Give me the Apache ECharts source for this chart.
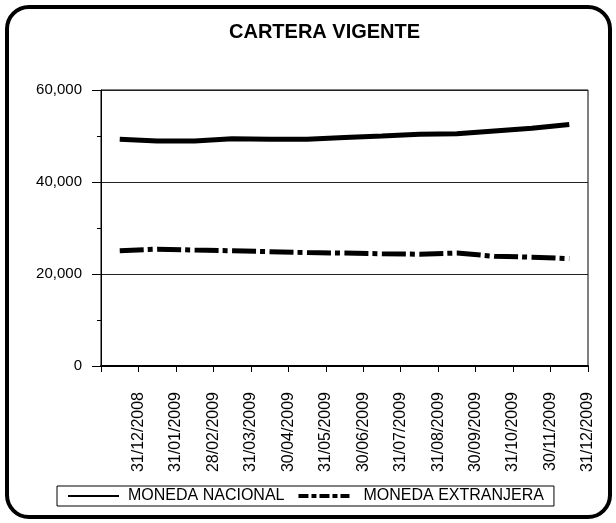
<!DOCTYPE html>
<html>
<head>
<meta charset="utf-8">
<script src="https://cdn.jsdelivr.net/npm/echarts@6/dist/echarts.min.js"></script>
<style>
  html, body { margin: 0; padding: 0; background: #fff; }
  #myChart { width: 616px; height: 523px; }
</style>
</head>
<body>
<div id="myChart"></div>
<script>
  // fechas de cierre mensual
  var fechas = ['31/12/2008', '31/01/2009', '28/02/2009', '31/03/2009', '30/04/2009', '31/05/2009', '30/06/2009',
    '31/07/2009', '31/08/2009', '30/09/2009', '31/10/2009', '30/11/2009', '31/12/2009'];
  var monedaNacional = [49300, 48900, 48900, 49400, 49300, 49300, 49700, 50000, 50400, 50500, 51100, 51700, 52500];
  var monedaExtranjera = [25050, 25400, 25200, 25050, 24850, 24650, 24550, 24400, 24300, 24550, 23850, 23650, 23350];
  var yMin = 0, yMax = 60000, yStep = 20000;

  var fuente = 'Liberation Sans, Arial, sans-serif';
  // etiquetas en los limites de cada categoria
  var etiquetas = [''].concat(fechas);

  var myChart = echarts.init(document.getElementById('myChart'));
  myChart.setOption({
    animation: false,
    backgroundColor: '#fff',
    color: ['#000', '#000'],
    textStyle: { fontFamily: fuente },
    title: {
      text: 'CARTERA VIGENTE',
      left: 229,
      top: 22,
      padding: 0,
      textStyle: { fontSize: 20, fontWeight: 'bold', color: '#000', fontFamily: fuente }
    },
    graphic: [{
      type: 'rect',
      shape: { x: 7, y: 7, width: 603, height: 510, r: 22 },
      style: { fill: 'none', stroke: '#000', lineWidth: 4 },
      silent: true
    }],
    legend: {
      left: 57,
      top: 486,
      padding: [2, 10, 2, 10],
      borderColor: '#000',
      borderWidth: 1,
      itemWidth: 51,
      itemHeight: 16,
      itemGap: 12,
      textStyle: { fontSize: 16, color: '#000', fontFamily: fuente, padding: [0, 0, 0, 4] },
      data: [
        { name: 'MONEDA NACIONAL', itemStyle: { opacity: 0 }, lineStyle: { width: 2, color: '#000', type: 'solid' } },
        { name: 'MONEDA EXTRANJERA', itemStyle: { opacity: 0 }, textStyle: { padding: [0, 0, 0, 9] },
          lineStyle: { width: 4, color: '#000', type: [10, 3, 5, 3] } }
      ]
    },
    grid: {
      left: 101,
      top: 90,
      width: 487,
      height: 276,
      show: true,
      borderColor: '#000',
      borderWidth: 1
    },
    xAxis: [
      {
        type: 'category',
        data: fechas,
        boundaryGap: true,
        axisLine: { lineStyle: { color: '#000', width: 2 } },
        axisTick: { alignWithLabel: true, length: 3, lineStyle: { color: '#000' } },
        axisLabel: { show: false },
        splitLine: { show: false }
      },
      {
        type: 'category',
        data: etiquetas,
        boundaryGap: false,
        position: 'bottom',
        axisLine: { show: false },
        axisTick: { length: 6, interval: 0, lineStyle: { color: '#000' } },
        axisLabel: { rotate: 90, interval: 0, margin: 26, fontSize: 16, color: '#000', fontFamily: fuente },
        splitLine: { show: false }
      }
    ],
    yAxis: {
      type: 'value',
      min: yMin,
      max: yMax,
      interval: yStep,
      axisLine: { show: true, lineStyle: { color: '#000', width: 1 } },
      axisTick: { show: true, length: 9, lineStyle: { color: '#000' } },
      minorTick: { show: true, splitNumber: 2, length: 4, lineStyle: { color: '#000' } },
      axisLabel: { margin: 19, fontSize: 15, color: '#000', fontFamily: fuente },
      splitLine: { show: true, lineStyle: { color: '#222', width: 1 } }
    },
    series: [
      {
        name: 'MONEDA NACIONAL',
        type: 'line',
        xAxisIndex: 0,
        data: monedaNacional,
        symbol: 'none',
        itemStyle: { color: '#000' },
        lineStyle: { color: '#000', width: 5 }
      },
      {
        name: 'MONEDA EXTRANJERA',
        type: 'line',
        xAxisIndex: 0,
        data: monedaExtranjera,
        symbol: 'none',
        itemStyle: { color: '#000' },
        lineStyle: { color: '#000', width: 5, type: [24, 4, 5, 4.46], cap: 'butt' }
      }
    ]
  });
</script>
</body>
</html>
---
## TASK DIRECTIONS
Repeat only the lines between the start of the data and the line with "var etiquetas = [''].concat(fechas);", including those two lines, and skip the pictures.

## SOLUTION
Give me the Apache ECharts source for this chart.
<!DOCTYPE html>
<html>
<head>
<meta charset="utf-8">
<script src="https://cdn.jsdelivr.net/npm/echarts@6/dist/echarts.min.js"></script>
<style>
  html, body { margin: 0; padding: 0; background: #fff; }
  #myChart { width: 616px; height: 523px; }
</style>
</head>
<body>
<div id="myChart"></div>
<script>
  // fechas de cierre mensual
  var fechas = ['31/12/2008', '31/01/2009', '28/02/2009', '31/03/2009', '30/04/2009', '31/05/2009', '30/06/2009',
    '31/07/2009', '31/08/2009', '30/09/2009', '31/10/2009', '30/11/2009', '31/12/2009'];
  var monedaNacional = [49300, 48900, 48900, 49400, 49300, 49300, 49700, 50000, 50400, 50500, 51100, 51700, 52500];
  var monedaExtranjera = [25050, 25400, 25200, 25050, 24850, 24650, 24550, 24400, 24300, 24550, 23850, 23650, 23350];
  var yMin = 0, yMax = 60000, yStep = 20000;

  var fuente = 'Liberation Sans, Arial, sans-serif';
  // etiquetas en los limites de cada categoria
  var etiquetas = [''].concat(fechas);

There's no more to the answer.